Consequently, Gregorian filed a complaint for rescission of contracts and damages against Western Minolco in the Court of First Instance of Baguio and Benguet. Western Minolco moved to dismiss, arguing improper venue per the arbitration clause and failure to state a cause of action since the dispute was allegedly arbitrable. The trial court denied the motion. While seeking reconsideration, Western Minolco also filed a separate petition in the Manila CFI to compel arbitration. The Manila court granted this petition, but Gregorian did not pursue an appeal. Meanwhile, Western Minolco challenged the Baguio court’s orders via a certiorari petition in the Court of Appeals, which dismissed the petition. Western Minolco elevated the case to the Supreme Court.
ISSUE
Whether the Court of Appeals erred in upholding the Baguio court’s refusal to dismiss Gregorian’s complaint, specifically regarding: (1) the propriety of venue in Baguio, and (2) the necessity of prior arbitration before court action.
RULING
The Supreme Court denied the petition and affirmed the Court of Appeals. The arbitration clause was clear and unambiguous, covering only two specific classes of disputes: those on the interpretation/application of the contract terms and those on the computation of royalties or expenses. The controversy in Gregorian’s complaint—alleging breach of faith and double-dealing by Western Minolco for validating conflicting claims in favor of a third party—did not fall under either category. It was a dispute on the breach of contractual obligations, not on the contract’s meaning or a computational matter. Therefore, the dispute was not arbitrable under the parties’ agreement, and Gregorian was not required to submit it to arbitration before filing a court action.

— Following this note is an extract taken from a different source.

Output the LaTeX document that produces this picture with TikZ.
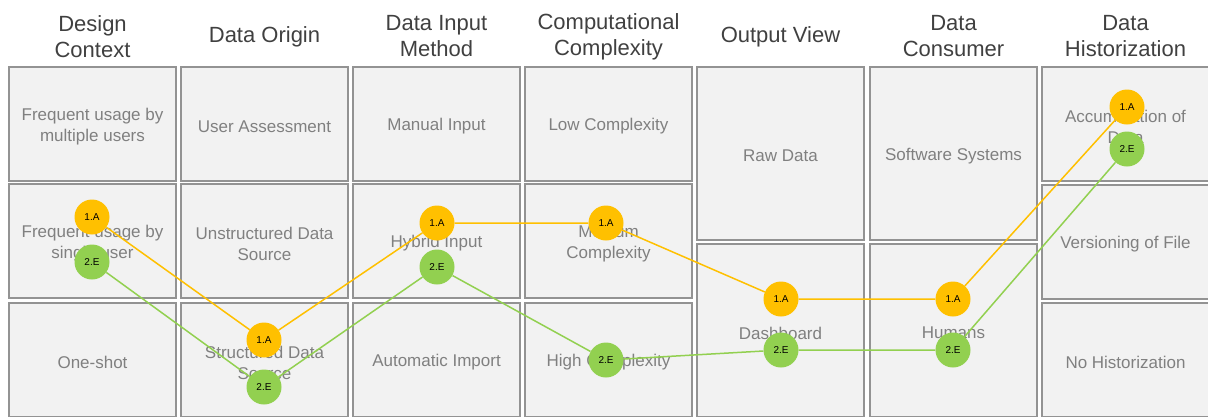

Since the dispute was not arbitrable, the ancillary stipulation on venue in Manila—which was expressly tied to actions “based upon the award as obtained”—did not apply. The general rules on venue under the Rules of Court governed, making the filing in Baguio proper. The Court also noted that contractual venue stipulations are generally construed as permissive, not restrictive, and do not supersede the general venue rules. Thus, the Baguio court correctly assumed jurisdiction, and the Court of Appeals committed no error.